Hi Pam! I am not sure if uterine cancer is one of the feminine cancers linked to BRCA genes like ovarian cancer is. So sorry to hear about that diagnosis, and I hope you are encouraged by my experience since I have been so much better post-hysterectomy. Getting tested is a highly personal matter so I can only share how it was important to me in moving forward with more confidence. Thanks for all of the support and kindness – sending you and your sister peace from this previvor’s heart.
Oh my dear friend, you have been on quite a journey. I am so glad that you have shared this post with us. My daughter-in-law has breast cancer so I know a little about some of the problems. She has had a terrible time with reconstruction breast surgery. It has been 2 years and she will be having another surgery at the end of the month.
It is a long process and you never forget that life could end at anytime. She lives in the moment and won’t let the cancer get her down. You are an inspiration for so many. What a joy you are. Love your dancing!
Thanks so much for the kindness, Bev. Thinking of your daughter in law’s journey and hoping she arrives at a good result. With implants it is an ongoing adventure, and maybe someday I’ll be done with them and never look back. Sending peace to you both.
Dear Michele, I have not followed your blog long and when I did find it I found myself envious of your beautiful house and your beautiful self and your beautiful life. Shame on me for being so shallow. Now that I have read this post I am envious of your strength and courage to first go thru this and then to put it out there for all to read and potentially criticize; it makes one very vulnerable to share in the court of public opinion. One more time I must learn the lesson that things on the surface are not necessarily as they appear. Thank you for teaching me this. Prayers for your continued battle along the journey. Having lost many family members to cancer and being a melanoma survivor myself (so far) I truly understand what is at stake here.

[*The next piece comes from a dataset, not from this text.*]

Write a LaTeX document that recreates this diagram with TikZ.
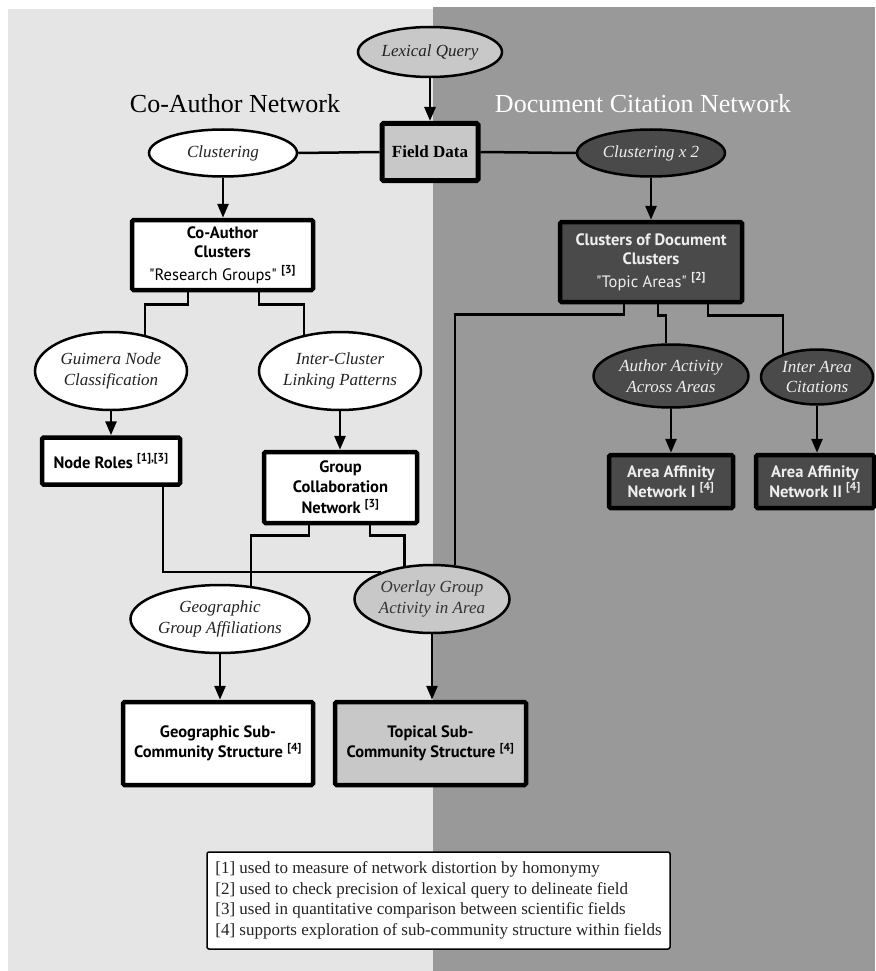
\documentclass[tikz,border=0pt]{standalone}
\usepackage{fontspec}
\setmainfont{Liberation Serif}
\newfontfamily\boxfont{PT Sans}
\usetikzlibrary{shapes.geometric,arrows.meta,calc}
\definecolor{lightbg}{HTML}{E5E5E5}
\definecolor{darkbg}{HTML}{999999}
\definecolor{midgray}{HTML}{C8C8C8}
\definecolor{darkfill}{HTML}{4A4A4A}
\definecolor{inktext}{HTML}{222222}
\definecolor{paletext}{HTML}{EEEEEE}
\begin{document}
\begin{tikzpicture}[x=1pt,y=-1pt,
  proc/.style={ellipse, draw=black, line width=2.5pt, inner sep=0pt, align=center,
    text=inktext, font=\fontsize{17}{20.5}\selectfont\itshape},
  res/.style={rectangle, rounded corners=1.5pt, draw=black, line width=4.5pt, inner sep=0pt,
    align=center, text=black, font=\boxfont\fontsize{16.5}{19}\selectfont},
  resb/.style={res, font=\boxfont\fontsize{16.5}{20}\selectfont\bfseries},
  whitefill/.style={fill=white},
  midfill/.style={fill=midgray},
  darkbox/.style={fill=darkfill, text=paletext},
  link/.style={line width=2.5pt},
  arr/.style={line width=2.8pt, -{Triangle[length=14pt,width=11pt]}},
  title/.style={font=\fontsize{26}{30}\selectfont, inner sep=0pt}
]
\useasboundingbox (0,0) rectangle (875,971);
\fill[lightbg] (8,9) rectangle (433,971);
\fill[darkbg] (433,7) rectangle (875,971);

\node[title, text=black] (t1) at (235,104) {Co-Author Network};
\node[title, text=white] (t2) at (643,104) {Document Citation Network};

% ellipses
\node[proc, midfill, minimum width=144, minimum height=50] (lq) at (430,52) {Lexical Query};
\node[proc, whitefill, minimum width=148, minimum height=47] (cl) at (223,153) {Clustering};
\node[proc, darkbox, minimum width=148, minimum height=47] (cl2) at (651,153) {Clustering x 2};
\node[proc, whitefill, minimum width=152, minimum height=78] (gui) at (111,371) {Guimera Node\\Classification};
\node[proc, whitefill, minimum width=162, minimum height=78] (icl) at (340,371) {Inter-Cluster\\Linking Patterns};
\node[proc, darkbox, minimum width=155, minimum height=63] (aa) at (671,376) {Author Activity\\Across Areas};
\node[proc, darkbox, minimum width=112, minimum height=55] (ia) at (817,377) {Inter Area\\Citations};
\node[proc, midfill, minimum width=155, minimum height=68, text=black!80] (ov) at (432,599) {Overlay Group\\Activity in Area};
\node[proc, whitefill, minimum width=179, minimum height=68] (geo) at (220,619) {Geographic\\Group Affiliations};

% boxes
\node[res, midfill, line width=5pt, minimum width=96, minimum height=57,
  font=\fontsize{17}{20}\selectfont\bfseries] (fd) at (430,152) {Field Data};
\node[res, whitefill, minimum width=181, minimum height=70] (cac) at (222.5,255)
  {\textbf{Co-Author}\\\textbf{Clusters}\\[4pt]"Research Groups" \textsuperscript{\textbf{[3]}}};
\node[res, darkbox, minimum width=182, minimum height=80] (cdc) at (651,262)
  {\textbf{Clusters of Document}\\\textbf{Clusters}\\[4pt]"Topic Areas" \textsuperscript{\textbf{[2]}}};
\node[resb, whitefill, minimum width=138, minimum height=47] (nr) at (111,461)
  {Node Roles \textsuperscript{[1],[3]}};
\node[resb, whitefill, minimum width=153, minimum height=71] (gcn) at (340.5,487.5)
  {Group\\Collaboration\\[1pt]Network \textsuperscript{[3]}};
\node[resb, darkbox, minimum width=124, minimum height=53] (an1) at (671,481.5)
  {Area Affinity\\Network I \textsuperscript{[4]}};
\node[resb, darkbox, minimum width=118, minimum height=53] (an2) at (815,481.5)
  {Area Affinity\\Network II \textsuperscript{[4]}};
\node[resb, whitefill, minimum width=190, minimum height=83] (gsc) at (218,743.5)
  {Geographic Sub-\\Community Structure \textsuperscript{[4]}};
\node[resb, midfill, minimum width=191, minimum height=83] (tsc) at (430.5,743.5)
  {Topical Sub-\\Community Structure \textsuperscript{[4]}};

% legend
\node[rectangle, rounded corners=2pt, draw=black, line width=1.5pt, fill=white,
  minimum width=463, minimum height=97, inner sep=0pt, text=inktext,
  font=\fontsize{17}{20.5}\selectfont] (leg) at (438.5,900.5)
  {\begin{tabular}{@{}l@{}}
   [1] used to measure of network distortion by homonymy\\
   \relax[2] used to check precision of lexical query to delineate field\\
   \relax[3] used in quantitative comparison between scientific fields\\
   \relax[4] supports exploration of sub-community structure within fields
   \end{tabular}};

% connectors
\draw[arr] (lq.south) -- (fd.north);
\draw[link] (cl.east) -- (fd.west);
\draw[link] (fd.east) -- (cl2.west);
\draw[arr] (cl.south) -- (cl.south |- cac.north);
\draw[arr] (cl2.south) -- (cl2.south |- cdc.north);

\draw[link] ($(cac.south)+(-34.5,0)$) -- ($(cac.south)+(-34.5,12)$) -| (gui.47);
\draw[link] ($(cac.south)+(36.5,0)$) -- ($(cac.south)+(36.5,12)$) -| (icl.135);
\draw[arr] (gui.south) -- (gui.south |- nr.north);
\draw[arr] (icl.south) -- (icl.south |- gcn.north);

\draw[link] ($(nr.south)+(52,0)$) |- (ov.152);
\draw[link] ($(gcn.south)+(-31.5,0)$) -- ($(gcn.south)+(-31.5,10)$) -| (geo.47);
\draw[link] ($(gcn.south)+(29.5,0)$) -- ($(gcn.south)+(29.5,10)$) -| (ov.130);

\draw[link] ($(cdc.south)+(-27,0)$) -- ($(cdc.south)+(-27,10)$) -| (ov.56);
\draw[link] ($(cdc.south)+(7,0)$) -- ($(cdc.south)+(7,11)$) -| (aa.99);
\draw[link] ($(cdc.south)+(57,0)$) -- ($(cdc.south)+(57,11)$) -| (ia.146);

\draw[arr] (aa.south) -- (aa.south |- an1.north);
\draw[arr] (ia.south) -- (ia.south |- an2.north);
\draw[arr] (geo.south) -- (geo.south |- gsc.north);
\draw[arr] (ov.south) -- (ov.south |- tsc.north);
\end{tikzpicture}
\end{document}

Blessings to you and your family. I needed to see this today.
You have brought blessing to my heart with your loving kindness, and I receive it with warmth. There’s this thing that happens in social media and blogland where the souls behind the words and smiles for the camera inevitably are reduced to personas. It isn’t anyone’s fault – our brains are wired to analyze, judge, bisect, and simplify. But each one of us is a collection of complexities, don’t you think? And the me behind the blog with my battles and victories is maybe not as charming as the reflected persona and maybe not as obnoxious either. I’m a broken record but what feels so true is how I am just muddling through this life. But with a wink, you now? With an eye on that which radiates such loveliness I am moved to tears. With an ear to the whisper of the divine. With a nose inhaling the fragrance of a Christ-soaked planet of wonders. With a gentle touch which may heal, and with a voice meant to sing. What a lovely soul is yours, Mary.